The Pearl has office space; residences, an indoor park and other amenities that make all other real estate developments look like child’s play.
But since The Pearl is such a unique and gigantic building, it is hard for The Pearl to receive insurance.
Therefore, Ben calls in his friend in the insurance business, Will to get the final approval for the structure before they are allowed to sell the residences to the public.
Ben thinks The Pearl will be a great opportunity for Will’s fledgling business and a good opportunity for Zhao since Will’s offer was so much cheaper than his competitors.
Will is amazed by the structure almost immediately.

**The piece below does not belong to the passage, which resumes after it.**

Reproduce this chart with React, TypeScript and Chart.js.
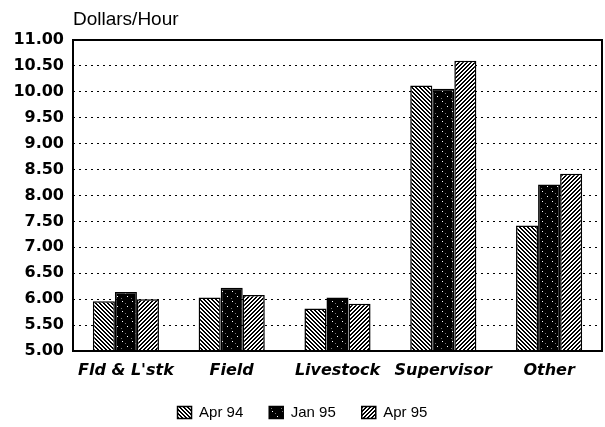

He even learns a little Chinese in an attempt to impress Zhao and persuade him to do business with his company.
Will, Sarah and the twins, Georgia (McKenna Roberta) and Henry (Noah Cottrell) are the first to occupy the residences on the 96th floor of The Pearl.
While Will conducts business with Zhao and Ben, Sarah and the twins set off to see the pandas at the Hong Kong zoo.
Thanks to Ben, the children will receive VIP treatment at the zoo.
However, when Henry has an accident, the family has to cut the trip short and return to The Pearl.
Meanwhile, Will has done enough to persuade Zhao to hire his company to conduct the insurance inspection.
Working for Zhao gives Will access to a tablet that controls much of The Pearl from opening doors to enabling the sprinkling system in case of a fire.
Although The Pearl is over 200 stories, the sprinkling and security systems make it virtually impossible to burn down without access to the tablet.
And since only two people currently have access to the tablet, The Pearl is virtually impenetrable.
Not so fast my friend as ESPN’s Lee Corso would say.
When Ben and Will board a ferry after the meeting with Zhao, Will is assaulted by local goons who make off with his briefcase.
Ben thinks Will has truly messed up, but when Will informs Ben that the tablet was in his coat pocket and not the briefcase things change even more drastically.
Meanwhile, thugs have penetrated the supposedly impenetrable building and set it ablaze with the rest of the Sawyer family trapped on the 96th floor.
When Will and Zhao lose control over the sprinkling and security system in The Pearl, it is up to Will to try to save his wife and twins who are trapped in the skyscraper and facing and almost certain death.
“Skyscraper” then unfolds into a father and husband’s undying devotion to save and protect his family no matter how tall the obstacles seem.
Critiquing action movies like the ones Johnson stars in should not get ranked based on the way critics rank Oscar contenders.
Too many critics take their jobs too seriously and do not know how to separate fun films from films seeking recognition on the awards circuit.
Summer blockbusters like “Skyscraper” are just that, blockbusters designed to give everyday movie fans what they want in an escape from reality during the summertime.
Fans of summer blockbusters often want to see explosions, car chases, fistfights, gunfights, villains and the good guy who saves the day.
Those fans are not looking for performances by thespians that studied drama at Ivy League schools.
“Skyscraper” gives fans of summer blockbusters what they are looking for with the action, suspense and violence that many crave.
However, “Skyscraper” is predictable and a little outrageous like many of Johnson’s films.
There is a scene where he leaps buildings in a single bound with one good leg trying to get to the 96th floor of The Pearl, which looks outrageous.
Movies are not necessarily supposed to be realistic, but some semblance of realism is needed in some movies.
In superhero movies, science fiction flicks and horror films people expect to see an alternate universe or alternate reality. But some action movies need to stick with some sense of realism if the movie starts off in a realistic fashion like “Skyscraper.”
But do not let that harsh assessment sway you.
“Skyscraper” is still worth checking out one time.
The problem that many critics have is that once a person has seen basically every movie to come out, it becomes extremely difficult to be impressed.
Often, it takes something totally unique like the film “The Shape of Water.”
Other times, it takes magnificent performances like Leonardo DiCaprio’s performance in “The Revenant.”
But critics are not most moviegoers.
Many moviegoers just want to have a good time and an escape from the grind and stress of real life.
Movie fans do not face the same dilemma as movie critics, so take that into consideration while reading every critique.